In The News
Residents Concerned Over Councilmembers’ Dual Roles
Three city councilmembers were boardmembers of the Chamber of Commerce when it spent more than $50,000 to oppose a controversial ballot measure.
By Stacie Chan
Redwood City Patch, 7/1/11
The Redwood City Chamber of Commerce spent more than $50,000 in 2008 to oppose Measure W, a ballot measure aimed to prevent development on all parks and open spaces in Redwood City, including the Cargill salt ponds.
At the time, current councilmembers Jeff Gee and Rosanne Foust and Mayor Ira were on the board of the Chamber, concerning some residents that their objectivity on the current Cargill development proposal could be compromised.
“As councilmembers, they’re supposed to be representing their constituents, but as chamber board members, they’re supposed to be supporting business and the chamber is in favor of the Cargill project,” said resident Marsha Cohen, a vocal opponent of the project. “That’s a conflict of interest."
However, Mayor Jeff Ira, current chamber board member and in 2008 as well, said that this was “absolutely not a conflict of interest.”
“We were fighting something that was poorly written that went through the backdoor to attack Cargill,” Ira said.
Measure W failed to gain a majority support, with 62.6 percent of voters voting No. It would have required two-thirds of voters to approve any development on open spaces in Redwood City, including the Cargill salt ponds.
The current 1,433 acre mixed use Cargill development project will undergo its second Notice of Preparation scoping meetings at the end of summer.
Ira emphasized that the chamber was concerned about the blanket measure that could have stifled certain development in that area. He recalled that homeowners along Valota Road protested the measure at council meetings because Measure W could directly impact their homes.
However, Executive Director David Lewis of Save the Bay, an environmental group that had initiated the ballot measure, said it would have only required a vote if homeowners had wanted to drastically change their home to a development not in accordance with zoning.
Resident Nedra Moore of the Friends of Redwood City, a local environmental group, said that the measure was not targeting Cargill, but trying to preserve open spaces and parks.
Councilmember Jeff Gee, who was the 40-member board’s president at the time, said that this was the first campaign that the chamber had ever actively supported. Typically, the chamber writes letters when it supports or opposed a cause, according to Gee.

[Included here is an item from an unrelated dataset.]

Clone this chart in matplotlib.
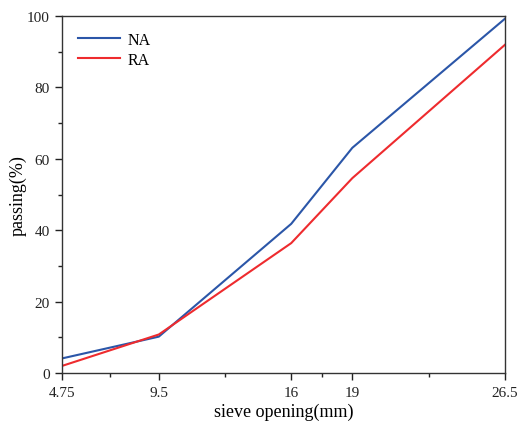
import matplotlib
matplotlib.use("Agg")
import matplotlib.pyplot as plt
from matplotlib.ticker import FixedLocator

# Sieve sizes (mm) and cumulative passing (%) for the two aggregates
sieve_sizes = [4.75, 9.5, 16, 19, 26.5]
tick_labels = ["4.75", "9.5", "16", "19", "26.5"]
na_passing = [4.1, 10.2, 41.8, 63.1, 99.3]
ra_passing = [2.0, 10.8, 36.4, 54.6, 92.0]

plt.rcParams["font.family"] = ["Liberation Serif", "DejaVu Serif"]

fig = plt.figure(figsize=(5.17, 4.27), dpi=100)
ax = fig.add_axes([0.12, 0.124, 0.857, 0.836])

ax.plot(sieve_sizes, na_passing, color="#2b56a8", lw=1.5, label="NA")
ax.plot(sieve_sizes, ra_passing, color="#ee2b2e", lw=1.5, label="RA")

ax.set_xlim(sieve_sizes[0], sieve_sizes[-1])
ax.set_ylim(0, 100)
ax.set_xticks(sieve_sizes)
ax.set_xticklabels(tick_labels)
minor_x = [(a + b) / 2 for a, b in zip(sieve_sizes[:-1], sieve_sizes[1:])]
ax.xaxis.set_minor_locator(FixedLocator(minor_x))
ax.set_yticks(range(0, 101, 20))
ax.yaxis.set_minor_locator(FixedLocator(range(10, 100, 20)))

ax.tick_params(which="both", direction="out", top=False, right=False,
               labelsize=11, colors="#222222", width=1.0)
ax.tick_params(which="major", length=5, pad=4)
ax.tick_params(which="minor", length=3)
for sp in ax.spines.values():
    sp.set_color("#333333")
    sp.set_linewidth(1.0)

ax.set_xlabel("sieve opening(mm)", fontsize=13, labelpad=3)
ax.set_ylabel("passing(%)", fontsize=13)
ax.yaxis.set_label_coords(-0.08, 0.5)

ax.legend(loc="upper left", frameon=False, fontsize=11.5, handlelength=2.6,
          handletextpad=0.5, borderaxespad=0.6, labelspacing=0.22)

fig.savefig("out.png", dpi=100)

“But this time, it merited more than just a letter. And for the first time ever, we became active,” Gee said.
He said the measure would have amended the city’s charter to require a super majority to approve land use decisions.
“Everyone knew the chamber was against it,” Ira said, recalling the many “No on Measure W” mailers that totaled $18,643. “It’s not like we were trying to hide it.”
The chamber has expressed support for the Cargill development project, but is free to support any causes it wishes as long as it files an independent expenditure report if this amount totals more than $1,000.
It failed to do so in a timely manner, but the California Fair Political Practices Commission (FPPC) ruled that “No evidence was found to indicate the lack of disclosure was anything more than negligent,” according to the report. The chamber was fined $3,000, with $5,000 being the maximum fine.
In 2010, the commission issued Councilmember Foust a written warning that she could not vote on Saltworks issues while holding her position as Executive Director at the San mateo County Economic Development Association (SAMCEDA.) She currently abstains from all council matters on the subject.
“For those who are paranoid that [the council] has already made a decision, we’re going to let the process play out,” Ira reassured.
Councilmember Gee self-labeled the council “information junkies” and promised that it would seek all the information from the environmental impact report before making a final decision.